Some gora God had convinced us that we were making rapid productivity gains against the US – by as much as 1% a year – while our people were being rendered jobless, also by almost 1 percentage point a year, compared to the US and other trading partners.
What does this brief study tell us?
If we want to double exports from $450 billion to $1 trillion, as Modi says he wants, then we need something like $250 billion of FDI annually over next ten years. Currently, we get a net FDI of about $50 billion. To get that, we must have a Chinese-style ‘grand sale’ of our non-traded assets in the economy by lowering the value of the INR and holding it there for the next ten years.
This can happen only if we first strike a deal with the US, based on relative employment levels (they are at 70% employment, we are at less than 40%), that will lower the value of the INR by whatever is needed for ten years but will also remove all tariffs on imports and let the US balance its trade with us. This should make the US happy and we can take this trade deal to the Regional Comprehensive Economic Partnership (RCEP) and do something similar.
Both these steps have the potential to multiply FDI in India, start to double our exports and take the alpha GDP growth from the present 4 – 5% p.a. into the 8 – 10% p.a. range.

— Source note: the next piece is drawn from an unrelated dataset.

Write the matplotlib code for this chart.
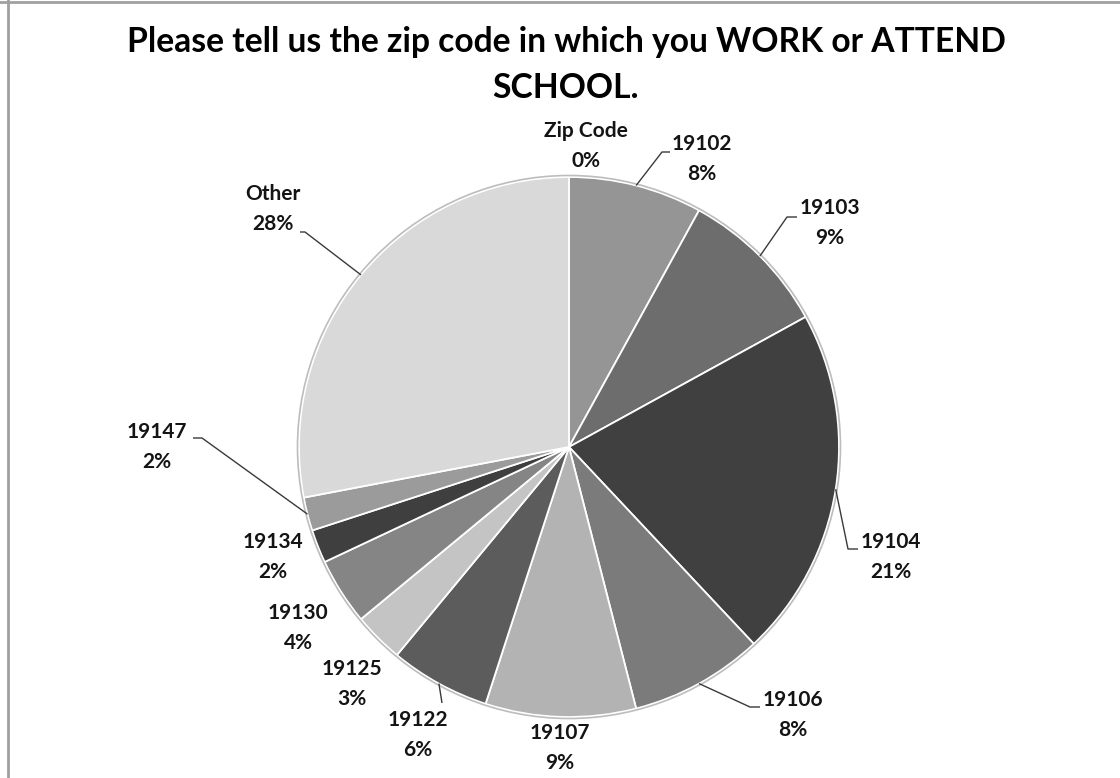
import matplotlib
matplotlib.use("Agg")
import numpy as np
import matplotlib.pyplot as plt
from matplotlib.lines import Line2D
from matplotlib.patches import Circle

# survey answers, share of respondents (%)
zips = ["Zip Code", "19102", "19103", "19104", "19106", "19107",
        "19122", "19125", "19130", "19134", "19147", "Other"]
shares = [0, 8, 9, 21, 8, 9, 6, 3, 4, 2, 2, 28]
shades = ["#8c8c8c", "#959595", "#6d6d6d", "#404040", "#7b7b7b", "#b3b3b3",
          "#5c5c5c", "#c4c4c4", "#858585", "#3f3f3f", "#9b9b9b", "#d9d9d9"]

title = "Please tell us the zip code in which you WORK or ATTEND\nSCHOOL."

# label centres, pixels relative to the pie centre (y up)
label_pos = {
    "Zip Code": (17, 301), "19102": (133, 288), "19103": (261, 224),
    "19104": (322, -110), "19106": (224, -268), "19107": (-9, -301),
    "19122": (-151, -288), "19125": (-217, -237), "19130": (-271, -181),
    "19134": (-296, -110), "19147": (-412, 0), "Other": (-296, 238),
}
# leader line elbow and end next to the label
leaders = {
    "19102": ((93, 295), (101, 295)),
    "19103": ((218, 230), (228, 230)),
    "19104": ((279, -102), (289, -102)),
    "19106": ((181, -260), (191, -260)),
    "19122": ((-127, -256), (-127, -256)),
    "19147": ((-367, 9), (-376, 9)),
    "Other": ((-264, 215), (-269, 215)),
}

W, H = 1120, 778
CX, CY = 569, 447
R = 270

fig = plt.figure(figsize=(W / 100, H / 100), dpi=100)
fig.patch.set_facecolor("white")
ax = fig.add_axes([0, 0, 1, 1])

wedges, _ = ax.pie(shares, colors=shades, radius=R, startangle=90,
                   counterclock=False,
                   wedgeprops=dict(edgecolor="white", linewidth=1.3))
ax.add_patch(Circle((0, 0), R + 1.5, fill=False, edgecolor="#bdbdbd", lw=1.2))

ax.set_xlim(-CX, W - CX)
ax.set_ylim(-(H - CY), CY)
ax.set_aspect("equal")
ax.axis("off")

font = ["Lato", "DejaVu Sans"]
for name, val, w in zip(zips, shares, wedges):
    x, y = label_pos[name]
    ax.text(x, y, f"{name}\n{val}%", ha="center", va="center",
            fontsize=15, family=font, fontweight="bold",
            color="#141414", linespacing=1.65)
    if name in leaders:
        mid = np.deg2rad((w.theta1 + w.theta2) / 2)
        sx, sy = R * np.cos(mid), R * np.sin(mid)
        (ex, ey), (tx, ty) = leaders[name]
        ax.plot([sx, ex, tx], [sy, ey, ty], color="#3a3a3a", lw=1.0,
                solid_capstyle="butt")

fig.text(566 / W, 1 - 65 / H, title, ha="center", va="center",
         fontsize=24.2, family=font, fontweight="bold", color="black",
         linespacing=1.55)

# chart area frame (top and left edges)
fig.add_artist(Line2D([0, 1], [1 - 1.5 / H] * 2, color="#a0a0a0", lw=2))
fig.add_artist(Line2D([7.5 / W] * 2, [0, 1], color="#a0a0a0", lw=2))

fig.savefig("out.png", dpi=100, facecolor="white")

Our earlier experiments with exchange rate adjustments did not yield lasting results because we failed to sustain the lower rate. This time, we should institute partial capital controls, if necessary, to lock out speculative inflows of capital via the FPI route. Since this will be for a limited period and we needn’t restrict outflows, the partial controls will not be disruptive.
All this is not rocket science but straightforward economics. I do not really understand why our elites are willing to see 60% of our labour lay idle when others have 70% of their labour force fully employed. Even Bangladesh and Pakistan have not only caught up with us on the employment front but have now beat us comfortably. If our neighbours can do it, why can’t we?